I used the right hand side frame cover to mount the toggle switch (water-proof) so I can flip a switch to prevent the lights coming on when I turn the ignition on.:cool:


that is exactly what I did with mine and it is just perfect I placed the switch right behind the left side panel fact I even took a picture and saboteur with sharp eyes saw it on a picture I posted some time ago
 
Yes, since the Easter Beaver Relay Kit is an absolute MUST anyway ... you might as well order it with the low beam cut off and be done with it.

Even those with single headlight Touring models benefit from the increased illumination and brighter white headlights though their ignition switches might not have the terrible load on them duals do.
 
I agree headlight power relay kit is an extremely positive attribute - have them on all my bikes and am huge advocate for that. But there is no reason this cannot be used in conjuntion with that. It is to control the headlight-on function, not the power delivery, which is separate mod regardless of whether you add a discrete switch or choose this method. So let's not confuse the issue of improving headlight function through a power relay kit, vs this.
Maybe some riders don't even ride at night & don't care about the actual headlight performance - this is still a low cost solution to keeping the lights off prior to starting.

The benefits in my view vs the 'switch' option in the EB kit
1) It's automated
2) No additional switch to purchase/mount
3) Costs less (significantly with regards to the switch)
4) Effective regardless of whether a power relay kit is installed - or not i.e. you HAVE to install a relay kit in order to install a switch
5) Simple, hidden installation.
6) You can't forget to turn your lights on

Bottom line is, to each his own:
There is nothing wrong with adding a switch if that is your preference - personally I don't like to add additional switches, especially on a naked bike, if there is a way around them.
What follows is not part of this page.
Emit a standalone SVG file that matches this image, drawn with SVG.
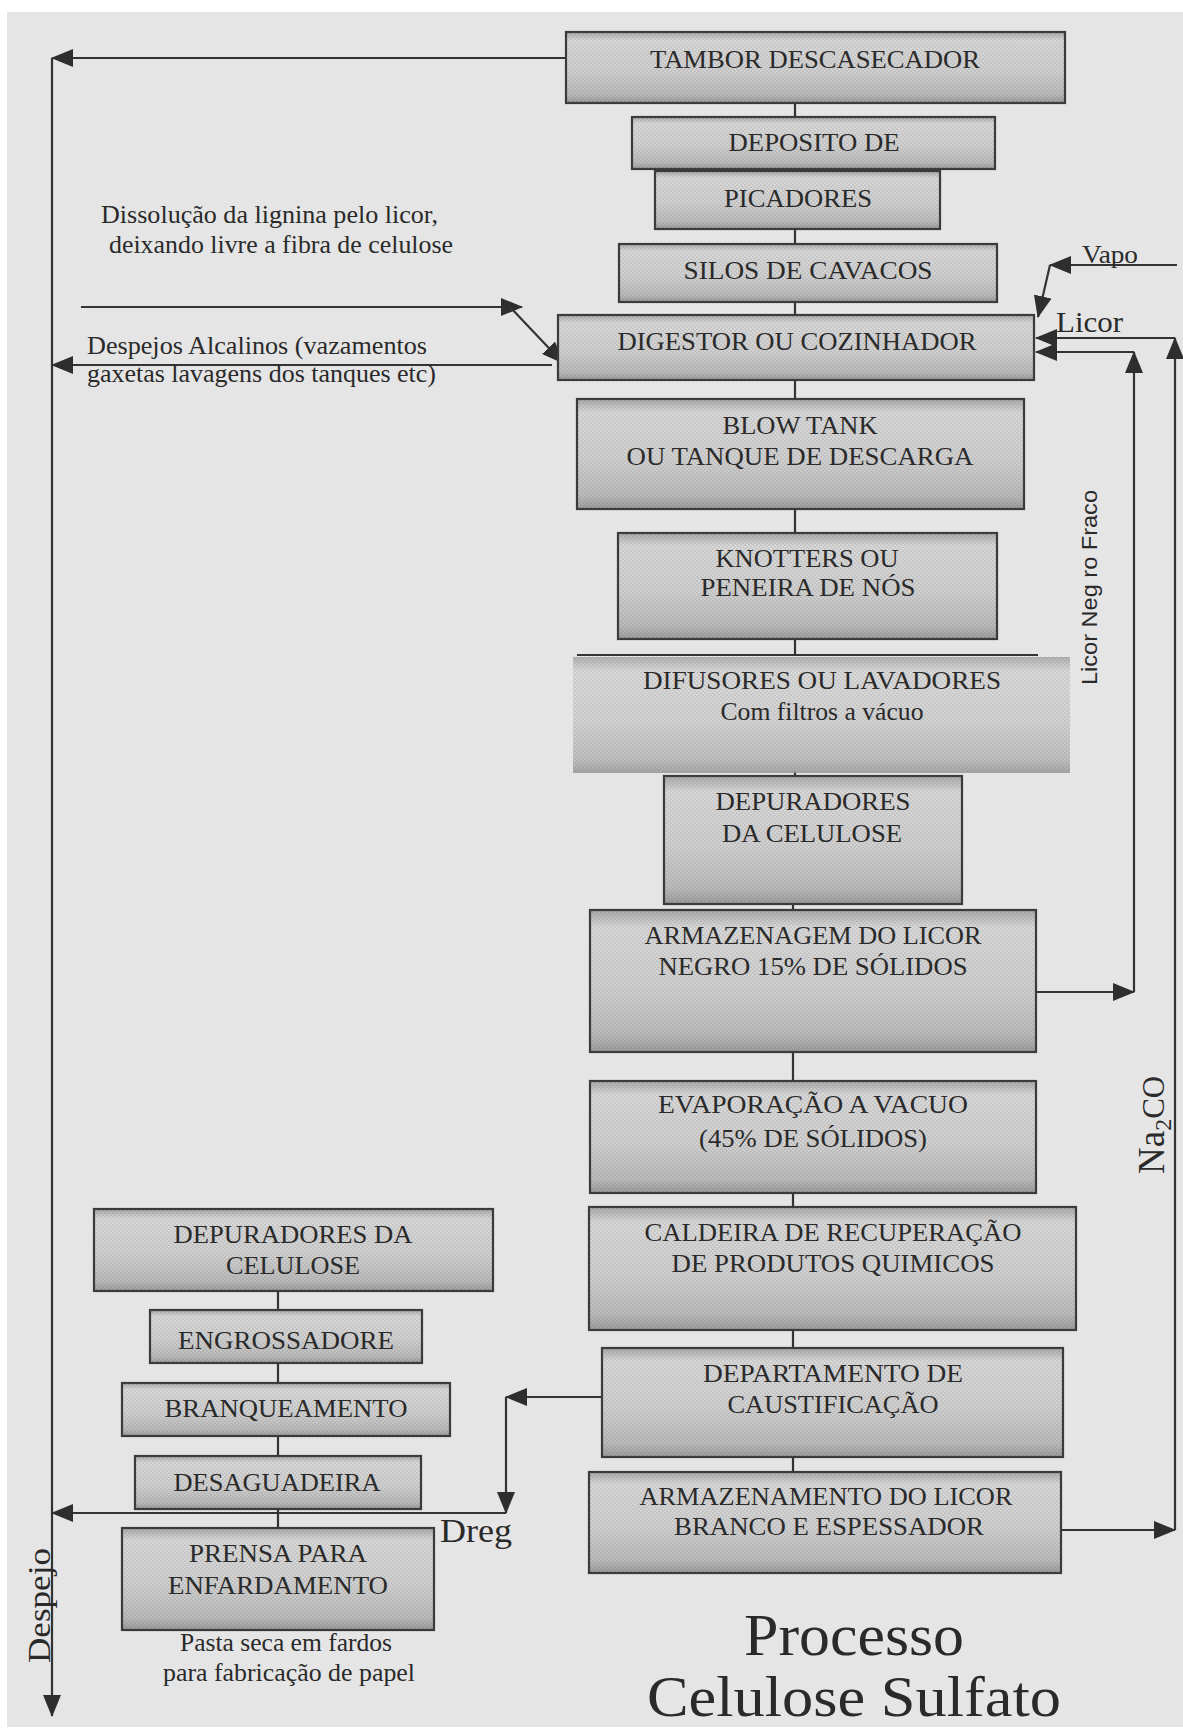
<svg xmlns="http://www.w3.org/2000/svg" width="1183" height="1731" viewBox="0 0 1183 1731">
<style>
.bx{fill:url(#g);stroke:#3a3a3a;stroke-width:2.2}
.bn{fill:url(#g);stroke:none;opacity:0.85}
.dt{fill:url(#dots);stroke:none}
.t{font-family:"Liberation Serif","Times New Roman",serif;font-size:26px;fill:#2a2a2a;text-anchor:middle}
.s{font-family:"Liberation Serif","Times New Roman",serif;fill:#2a2a2a}
.ss{font-family:"Liberation Sans",Arial,sans-serif;fill:#2a2a2a}
.ln{stroke:#333;stroke-width:2.2;fill:none}
.ar{stroke:#333;stroke-width:2.2;fill:none;marker-end:url(#ah)}
</style>
<defs>
<linearGradient id="g" x1="0" y1="0" x2="0" y2="1">
<stop offset="0" stop-color="#a8a8a8"/>
<stop offset="0.12" stop-color="#d8d8d8"/>
<stop offset="0.55" stop-color="#d0d0d0"/>
<stop offset="0.88" stop-color="#bababa"/>
<stop offset="1" stop-color="#9a9a9a"/>
</linearGradient>
<pattern id="dots" width="4" height="4" patternUnits="userSpaceOnUse">
<circle cx="1" cy="1" r="0.85" fill="#5a5a5a" opacity="0.25"/>
<circle cx="3" cy="3" r="0.85" fill="#5a5a5a" opacity="0.25"/>
</pattern>
<marker id="ah" viewBox="0 0 22 18" refX="21" refY="9" markerWidth="22" markerHeight="18" markerUnits="userSpaceOnUse" orient="auto">
<path d="M0,0 L22,9 L0,18 z" fill="#2e2e2e"/>
</marker>
</defs>
<rect x="0" y="0" width="1183" height="1731" fill="#ffffff"/>
<rect x="7" y="12" width="1176" height="1715" fill="#e5e5e5"/>

<g id="connectors">
<line class="ln" x1="795" y1="103" x2="795" y2="117"/>
<line class="ln" x1="795" y1="169" x2="795" y2="171"/>
<line class="ln" x1="795" y1="229" x2="795" y2="244"/>
<line class="ln" x1="795" y1="302" x2="795" y2="315"/>
<line class="ln" x1="795" y1="380" x2="795" y2="399"/>
<line class="ln" x1="795" y1="509" x2="795" y2="533"/>
<line class="ln" x1="795" y1="639" x2="795" y2="655"/>
<line class="ln" x1="795" y1="771" x2="795" y2="776"/>
<line class="ln" x1="793" y1="904" x2="793" y2="910"/>
<line class="ln" x1="793" y1="1052" x2="793" y2="1081"/>
<line class="ln" x1="793" y1="1193" x2="793" y2="1207"/>
<line class="ln" x1="793" y1="1330" x2="793" y2="1348"/>
<line class="ln" x1="793" y1="1457" x2="793" y2="1472"/>
<line class="ln" x1="278" y1="1291" x2="278" y2="1310"/>
<line class="ln" x1="278" y1="1363" x2="278" y2="1383"/>
<line class="ln" x1="278" y1="1436" x2="278" y2="1456"/>
<line class="ln" x1="278" y1="1509" x2="278" y2="1528"/>
<line class="ar" x1="566" y1="58" x2="52" y2="58"/>
<line class="ar" x1="52" y1="58" x2="52" y2="1716"/>
<line class="ar" x1="552" y1="365" x2="52" y2="365"/>
<line class="ar" x1="81" y1="307" x2="522" y2="307"/>
<line class="ar" x1="510" y1="307" x2="563" y2="363"/>
<line class="ar" x1="1177" y1="265" x2="1050" y2="265"/>
<line class="ar" x1="1050" y1="265" x2="1038" y2="317"/>
<line class="ar" x1="1061" y1="1530" x2="1175" y2="1530"/>
<line class="ar" x1="1175" y1="1530" x2="1175" y2="338"/>
<line class="ar" x1="1175" y1="338" x2="1036" y2="338"/>
<line class="ar" x1="1036" y1="992" x2="1134" y2="992"/>
<line class="ar" x1="1134" y1="992" x2="1134" y2="352"/>
<line class="ar" x1="1134" y1="352" x2="1036" y2="352"/>
<line class="ar" x1="602" y1="1397" x2="506" y2="1397"/>
<line class="ar" x1="506" y1="1397" x2="506" y2="1513"/>
<line class="ar" x1="506" y1="1513" x2="52" y2="1513"/>
</g>

<g id="n-tambor"><rect class="bx" x="566" y="32" width="499" height="71"/><rect class="dt" x="566" y="32" width="499" height="71"/>
<text class="t" x="815" y="68" textLength="330" lengthAdjust="spacingAndGlyphs">TAMBOR DESCASECADOR</text></g>
<g id="n-deposito"><rect class="bx" x="632" y="117" width="363" height="52"/><rect class="dt" x="632" y="117" width="363" height="52"/>
<text class="t" x="814" y="151" textLength="171" lengthAdjust="spacingAndGlyphs">DEPOSITO DE</text></g>
<g id="n-picadores"><rect class="bx" x="655" y="171" width="285" height="58"/><rect class="dt" x="655" y="171" width="285" height="58"/>
<text class="t" x="798" y="207" textLength="148" lengthAdjust="spacingAndGlyphs">PICADORES</text></g>
<g id="n-silos"><rect class="bx" x="619" y="244" width="378" height="58"/><rect class="dt" x="619" y="244" width="378" height="58"/>
<text class="t" x="808" y="279" textLength="249" lengthAdjust="spacingAndGlyphs">SILOS DE CAVACOS</text></g>
<g id="n-digestor"><rect class="bx" x="558" y="315" width="476" height="65"/><rect class="dt" x="558" y="315" width="476" height="65"/>
<text class="t" x="797" y="350" textLength="359" lengthAdjust="spacingAndGlyphs">DIGESTOR OU COZINHADOR</text></g>
<g id="n-blowtank"><rect class="bx" x="577" y="399" width="447" height="110"/><rect class="dt" x="577" y="399" width="447" height="110"/>
<text class="t" x="800" y="434" textLength="155" lengthAdjust="spacingAndGlyphs">BLOW TANK</text>
<text class="t" x="800" y="465" textLength="347" lengthAdjust="spacingAndGlyphs">OU TANQUE DE DESCARGA</text></g>
<g id="n-knotters"><rect class="bx" x="618" y="533" width="379" height="106"/><rect class="dt" x="618" y="533" width="379" height="106"/>
<text class="t" x="807" y="567" textLength="183" lengthAdjust="spacingAndGlyphs">KNOTTERS OU</text>
<text class="t" x="808" y="596" textLength="215" lengthAdjust="spacingAndGlyphs">PENEIRA DE NÓS</text></g>
<g id="n-difusores"><rect class="bn" x="573" y="657" width="497" height="116"/><rect class="dt" x="573" y="657" width="497" height="116"/>
<line class="ln" x1="577" y1="655" x2="1038" y2="655"/>
<text class="t" x="822" y="689" textLength="358" lengthAdjust="spacingAndGlyphs">DIFUSORES OU LAVADORES</text>
<text class="t" x="822" y="720" textLength="203" lengthAdjust="spacingAndGlyphs">Com filtros a vácuo</text></g>
<g id="n-depuradores1"><rect class="bx" x="664" y="776" width="298" height="128"/><rect class="dt" x="664" y="776" width="298" height="128"/>
<text class="t" x="813" y="810" textLength="195" lengthAdjust="spacingAndGlyphs">DEPURADORES</text>
<text class="t" x="812" y="842" textLength="180" lengthAdjust="spacingAndGlyphs">DA CELULOSE</text></g>
<g id="n-armazenagem"><rect class="bx" x="590" y="910" width="446" height="142"/><rect class="dt" x="590" y="910" width="446" height="142"/>
<text class="t" x="813" y="944" textLength="337" lengthAdjust="spacingAndGlyphs">ARMAZENAGEM DO LICOR</text>
<text class="t" x="813" y="975" textLength="309" lengthAdjust="spacingAndGlyphs">NEGRO 15% DE SÓLIDOS</text></g>
<g id="n-evaporacao"><rect class="bx" x="590" y="1081" width="446" height="112"/><rect class="dt" x="590" y="1081" width="446" height="112"/>
<text class="t" x="813" y="1113" textLength="310" lengthAdjust="spacingAndGlyphs">EVAPORAÇÃO A VACUO</text>
<text class="t" x="813" y="1147" textLength="228" lengthAdjust="spacingAndGlyphs">(45% DE SÓLIDOS)</text></g>
<g id="n-caldeira"><rect class="bx" x="589" y="1207" width="487" height="123"/><rect class="dt" x="589" y="1207" width="487" height="123"/>
<text class="t" x="833" y="1241" textLength="377" lengthAdjust="spacingAndGlyphs">CALDEIRA DE RECUPERAÇÃO</text>
<text class="t" x="833" y="1272" textLength="323" lengthAdjust="spacingAndGlyphs">DE PRODUTOS QUIMICOS</text></g>
<g id="n-caustificacao"><rect class="bx" x="602" y="1348" width="461" height="109"/><rect class="dt" x="602" y="1348" width="461" height="109"/>
<text class="t" x="833" y="1382" textLength="260" lengthAdjust="spacingAndGlyphs">DEPARTAMENTO DE</text>
<text class="t" x="833" y="1413" textLength="211" lengthAdjust="spacingAndGlyphs">CAUSTIFICAÇÃO</text></g>
<g id="n-armazenamento"><rect class="bx" x="589" y="1472" width="472" height="101"/><rect class="dt" x="589" y="1472" width="472" height="101"/>
<text class="t" x="826" y="1505" textLength="373" lengthAdjust="spacingAndGlyphs">ARMAZENAMENTO DO LICOR</text>
<text class="t" x="829" y="1535" textLength="310" lengthAdjust="spacingAndGlyphs">BRANCO E ESPESSADOR</text></g>

<g id="n-depuradores2"><rect class="bx" x="94" y="1209" width="399" height="82"/><rect class="dt" x="94" y="1209" width="399" height="82"/>
<text class="t" x="293" y="1243" textLength="239" lengthAdjust="spacingAndGlyphs">DEPURADORES DA</text>
<text class="t" x="293" y="1274" textLength="134" lengthAdjust="spacingAndGlyphs">CELULOSE</text></g>
<g id="n-engrossadore"><rect class="bx" x="150" y="1310" width="272" height="53"/><rect class="dt" x="150" y="1310" width="272" height="53"/>
<text class="t" x="286" y="1349" textLength="216" lengthAdjust="spacingAndGlyphs">ENGROSSADORE</text></g>
<g id="n-branqueamento"><rect class="bx" x="122" y="1383" width="328" height="53"/><rect class="dt" x="122" y="1383" width="328" height="53"/>
<text class="t" x="286" y="1417" textLength="243" lengthAdjust="spacingAndGlyphs">BRANQUEAMENTO</text></g>
<g id="n-desaguadeira"><rect class="bx" x="135" y="1456" width="286" height="53"/><rect class="dt" x="135" y="1456" width="286" height="53"/>
<text class="t" x="277" y="1491" textLength="207" lengthAdjust="spacingAndGlyphs">DESAGUADEIRA</text></g>
<g id="n-prensa"><rect class="bx" x="122" y="1528" width="312" height="102"/><rect class="dt" x="122" y="1528" width="312" height="102"/>
<text class="t" x="278" y="1562" textLength="178" lengthAdjust="spacingAndGlyphs">PRENSA PARA</text>
<text class="t" x="278" y="1594" textLength="220" lengthAdjust="spacingAndGlyphs">ENFARDAMENTO</text></g>

<g id="labels">
<text class="s" x="101" y="223" font-size="25" textLength="337" lengthAdjust="spacingAndGlyphs">Dissolução da lignina pelo licor,</text>
<text class="s" x="109" y="253" font-size="25" textLength="344" lengthAdjust="spacingAndGlyphs">deixando livre a fibra de celulose</text>
<text class="s" x="87" y="354" font-size="25" textLength="340" lengthAdjust="spacingAndGlyphs">Despejos Alcalinos (vazamentos</text>
<text class="s" x="87" y="382" font-size="25" textLength="349" lengthAdjust="spacingAndGlyphs">gaxetas lavagens dos tanques etc)</text>
<text class="s" x="1082" y="263" font-size="25" textLength="56" lengthAdjust="spacingAndGlyphs">Vapo</text>
<text class="s" x="1056" y="332" font-size="30" textLength="67" lengthAdjust="spacingAndGlyphs">Licor</text>
<text class="s" x="440" y="1542" font-size="33" textLength="72" lengthAdjust="spacingAndGlyphs">Dreg</text>
<text class="s" font-size="31" transform="translate(50,1663) rotate(-90)" textLength="115" lengthAdjust="spacingAndGlyphs">Despejo</text>
<text class="ss" font-size="22" transform="translate(1097,685) rotate(-90)" textLength="195" lengthAdjust="spacingAndGlyphs">Licor Neg ro Fraco</text>
<text class="s" font-size="37" transform="translate(1164,1174) rotate(-90)">Na<tspan font-size="24" dy="7">2</tspan><tspan font-size="31" dy="-7">CO</tspan></text>
<text class="s" x="286" y="1651" font-size="24.5" text-anchor="middle" textLength="212" lengthAdjust="spacingAndGlyphs">Pasta seca em fardos</text>
<text class="s" x="289" y="1681" font-size="24.5" text-anchor="middle" textLength="252" lengthAdjust="spacingAndGlyphs">para fabricação de papel</text>
<text class="s" x="854" y="1655" font-size="60" text-anchor="middle" textLength="220" lengthAdjust="spacingAndGlyphs">Processo</text>
<text class="s" x="854" y="1716" font-size="58" text-anchor="middle" textLength="414" lengthAdjust="spacingAndGlyphs">Celulose Sulfato</text>
</g>
</svg>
To that end I designed my RFID system to utilize the clutch-switch as a trigger, just as with this system, it utlizes an existing OEM control, the start switch.

One downside of a discrete switch:
- I have a manual switch on my Daytona (sourced from an early model before they nixed them - OEM intergated into left bar switch assembly). I can tell you honestly that I invariably never turn it off when I get home; that means when I go to start bike, turn on ignition and lights come on & of course I realize & turn them off. And I can't tell you how many times have set off in daytime and my riding partner signals to me that my lights are not on, having forgotten! - often after quite a ways out if I am the front rider. That is my honest personal experience, not some added fluff to convince you to do this.
Even on that bike, I have retained the switch but added this mod anyway.

But I'm not here to tell you 'this is better than that' - I'm just offering an a cost-effective automated alternative for those who might enjoy it. Not trying to sell anyone anything - it's all there if you decide to do it.